On social media, there's been quite a bit of scuttlebutt about an increase in sobriety checkpoints. We've seen our fair share in this area recently. From late night ones, to daytime ones on Route 1A to try and combat the speeding problem they're having. Complain about the inconvenience all you want, but it is just law enforcement trying to make our roads safer.

The Maine Bureau of Highway Safety awarded grants to 40 law enforcement agencies around the state to help crack down on impaired driving, according to WGME TV-13. It's part of the state's campaign "Drive Sober Or Get Pulled Over". It supplied some funding for more checkpoints, and more officers on the ground. Lauren Stewart from the MBHS had this to say:

Impaired driving continues to be a big problem for us here in the state of Maine, both alcohol and drugs. More than 30% of our crashes, our fatal crashes, are impairment so it's not something we can stop working on.

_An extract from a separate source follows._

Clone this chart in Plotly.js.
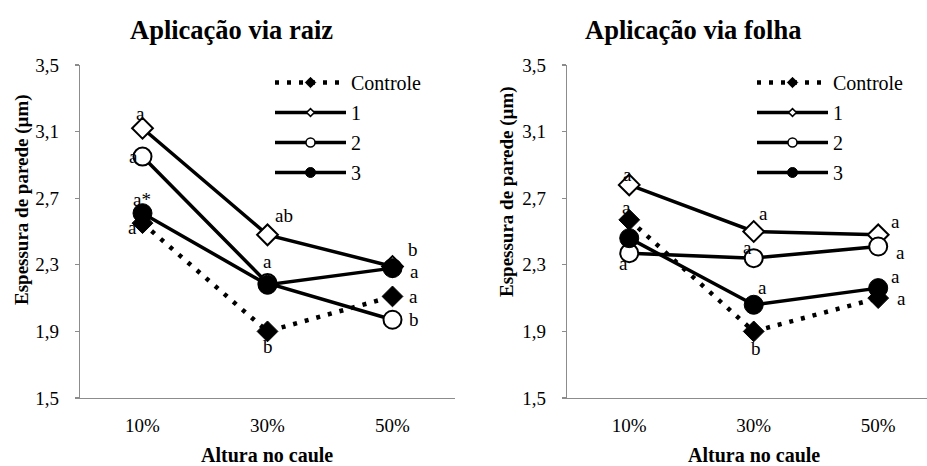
<!DOCTYPE html>
<html>
<head>
<meta charset="utf-8">
<script src="https://cdn.plot.ly/plotly-3.0.1.min.js"></script>
<style>html,body{margin:0;padding:0;background:#fff;}#chart{width:927px;height:466px;}</style>
</head>
<body>
<div id="chart"></div>
<script>
// ---- data ----
var categories = ['10%', '30%', '50%'];
var seriesNames = ['Controle', '1', '2', '3'];

var raizControle = [2.55, 1.90, 2.11];
var raiz1 = [3.12, 2.48, 2.29];
var raiz2 = [2.95, 2.19, 1.97];
var raiz3 = [2.61, 2.18, 2.28];

var folhaControle = [2.57, 1.90, 2.10];
var folha1 = [2.78, 2.50, 2.48];
var folha2 = [2.37, 2.34, 2.41];
var folha3 = [2.46, 2.06, 2.16];

var raizLetras = [['a', 'b', 'a'], ['a', 'ab', 'b'], ['a', '', 'b'], ['a*', 'a', 'a']];
var folhaLetras = [['a', 'b', 'a'], ['a', 'a', 'a'], ['a', 'a', 'a'], ['', 'a', 'a']];

var yTickVals = [1.5, 1.9, 2.3, 2.7, 3.1, 3.5];

var panelTitles = ['Aplicação via raiz', 'Aplicação via folha'];
var xTitle = 'Altura no caule';
var yTitle = 'Espessura de parede (µm)';

// ---- styling ----
var FONT = 'Liberation Serif';
var W = 927, H = 466;
function px(x) { return x / W; }
function py(y) { return 1 - y / H; }

var styles = [
  {line: {color: '#000', width: 4.5, dash: '4px,8px'}, marker: {symbol: 'diamond', size: 16, color: '#000', line: {color: '#000', width: 1}}, legMarker: {symbol: 'diamond', size: 8, color: '#000', line: {color: '#000', width: 1}}},
  {line: {color: '#000', width: 3.5}, marker: {symbol: 'diamond', size: 16, color: '#fff', line: {color: '#000', width: 2}}, legMarker: {symbol: 'diamond', size: 6, color: '#fff', line: {color: '#000', width: 1.5}}},
  {line: {color: '#000', width: 3.5}, marker: {symbol: 'circle', size: 18, color: '#fff', line: {color: '#000', width: 2}}, legMarker: {symbol: 'circle', size: 9, color: '#fff', line: {color: '#000', width: 1.5}}},
  {line: {color: '#000', width: 3.5}, marker: {symbol: 'circle', size: 19, color: '#000', line: {color: '#000', width: 1}}, legMarker: {symbol: 'circle', size: 10, color: '#000', line: {color: '#000', width: 1}}}
];

// label offsets [xshift, yshift] per panel / series / category
var raizOffsets = [
  [[-10, -4], [0, -15], [21, 0]],
  [[-2, 15], [16, 19], [20, 17]],
  [[-9, 0], [0, 0], [21, 0]],
  [[-1, 14], [0, 23], [22, -3]]
];
var folhaOffsets = [
  [[-3, 12], [2, -17], [23, 0]],
  [[-2, 10], [10, 18], [17, 13]],
  [[-6, -10], [-6, 11], [22, -6]],
  [[0, 0], [9, 17], [17, 12]]
];

var panels = [
  {values: [raizControle, raiz1, raiz2, raiz3], letters: raizLetras, offsets: raizOffsets, xa: 'x', ya: 'y', legend: 'legend'},
  {values: [folhaControle, folha1, folha2, folha3], letters: folhaLetras, offsets: folhaOffsets, xa: 'x2', ya: 'y2', legend: 'legend2'}
];

var traces = [];
var annotations = [];

panels.forEach(function (p) {
  p.values.forEach(function (vals, i) {
    traces.push({
      type: 'scatter', mode: 'lines+markers', x: categories, y: vals,
      xaxis: p.xa, yaxis: p.ya, name: seriesNames[i], showlegend: false,
      line: styles[i].line, marker: styles[i].marker, hoverinfo: 'x+y'
    });
  });
  p.values.forEach(function (vals, i) {
    traces.push({
      type: 'scatter', mode: 'lines+markers', x: [null], y: [null],
      xaxis: p.xa, yaxis: p.ya, name: seriesNames[i], legend: p.legend,
      legendgroup: p.legend + 'g' + i,
      line: styles[i].line, marker: styles[i].legMarker
    });
  });
  p.letters.forEach(function (row, i) {
    row.forEach(function (t, j) {
      if (!t) return;
      annotations.push({
        xref: p.xa, yref: p.ya, x: categories[j], y: p.values[i][j], text: t,
        showarrow: false, xshift: p.offsets[i][j][0], yshift: p.offsets[i][j][1],
        font: {family: FONT, size: 19, color: '#000'}
      });
    });
  });
});

var titlePos = [[231, 30], [693, 30]];
var yTitlePos = [[22, 200], [507, 192]];
var xTitlePos = [[267, 455], [754, 455]];
for (var k = 0; k < 2; k++) {
  annotations.push({xref: 'paper', yref: 'paper', x: px(titlePos[k][0]), y: py(titlePos[k][1]), xanchor: 'center', yanchor: 'middle',
    text: '<b>' + panelTitles[k] + '</b>', showarrow: false, font: {family: FONT, size: 26.5, color: '#000'}});
  annotations.push({xref: 'paper', yref: 'paper', x: px(yTitlePos[k][0]), y: py(yTitlePos[k][1]), xanchor: 'center', yanchor: 'middle',
    text: '<b>' + yTitle + '</b>', textangle: -90, showarrow: false, font: {family: FONT, size: 19, color: '#000'}});
  annotations.push({xref: 'paper', yref: 'paper', x: px(xTitlePos[k][0]), y: py(xTitlePos[k][1]), xanchor: 'center', yanchor: 'middle',
    text: '<b>' + xTitle + '</b>', showarrow: false, font: {family: FONT, size: 20, color: '#000'}});
}

var yDomain = [py(398), py(65)];
function xaxis(domain, range) {
  return {domain: domain, range: range, type: 'category', showline: true, linecolor: '#8c8c8c', linewidth: 1.3,
    ticks: '', showgrid: false, zeroline: false, fixedrange: true, ticklabelstandoff: 10,
    tickfont: {family: FONT, size: 19, color: '#000'}};
}
function yaxis(anchor) {
  return {domain: yDomain, range: [1.5, 3.5], anchor: anchor, tickvals: yTickVals, tickformat: '.1f',
    showline: true, linecolor: '#8c8c8c', linewidth: 1.3, ticks: 'outside', ticklen: 4, tickcolor: '#8c8c8c', tickwidth: 1.3,
    showgrid: false, zeroline: false, ticklabelstandoff: 12, fixedrange: true,
    tickfont: {family: FONT, size: 19, color: '#000'}};
}
function legend(x) {
  return {x: px(x), y: py(63), xanchor: 'left', yanchor: 'top', bgcolor: 'rgba(0,0,0,0)', borderwidth: 0,
    itemwidth: 71, tracegroupgap: 1, traceorder: 'grouped', font: {family: FONT, size: 20, color: '#000'}};
}

var layout = {
  width: W, height: H, margin: {l: 0, r: 0, t: 0, b: 0, pad: 0},
  paper_bgcolor: '#fff', plot_bgcolor: '#fff', separators: ',.',
  showlegend: true,
  xaxis: xaxis([px(80), px(455)], [-0.5, 2.5]),
  yaxis: yaxis('x'),
  xaxis2: xaxis([px(567), 1], [-0.5, 2.392]),
  yaxis2: yaxis('x2'),
  legend: legend(270),
  legend2: legend(752),
  annotations: annotations,
  font: {family: FONT, color: '#000'}
};

Plotly.newPlot('chart', traces, layout, {displayModeBar: false, staticPlot: true});
</script>
</body>
</html>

I mean really... just a few days ago in Gardiner, a 19-year-old man was arrested for OUI. Three hours later, his mother came to bail him out, and she was also charged with OUI. Who does that?! And I'm not saying it's a bigger problem in Maine than other places, but it's a problem just the same.

And it's not just alcohol. With the legalization of cannabis in our state, law enforcement have to try and adequately assess the potential for people who are driving high on weed. And sometimes these checkpoints play a key role in that.

I also hear sometimes that people think it's a waste of time, when they hear that only two or three people were arrested. Really?! That means they got three drunk drivers off the road! That's three times that a person didn't accidentally kill someone else, or themselves. That's worth it every time.

This campaign will be going through the Labor Day weekend, which is a big weekend for travel on Maine roads. You should definitely expect to see some checkpoints, and certainly an increased police presence out there. Again, if you haven't been drinking or using drugs, then you have nothing to fear. But if you're driving impaired... Be very afraid.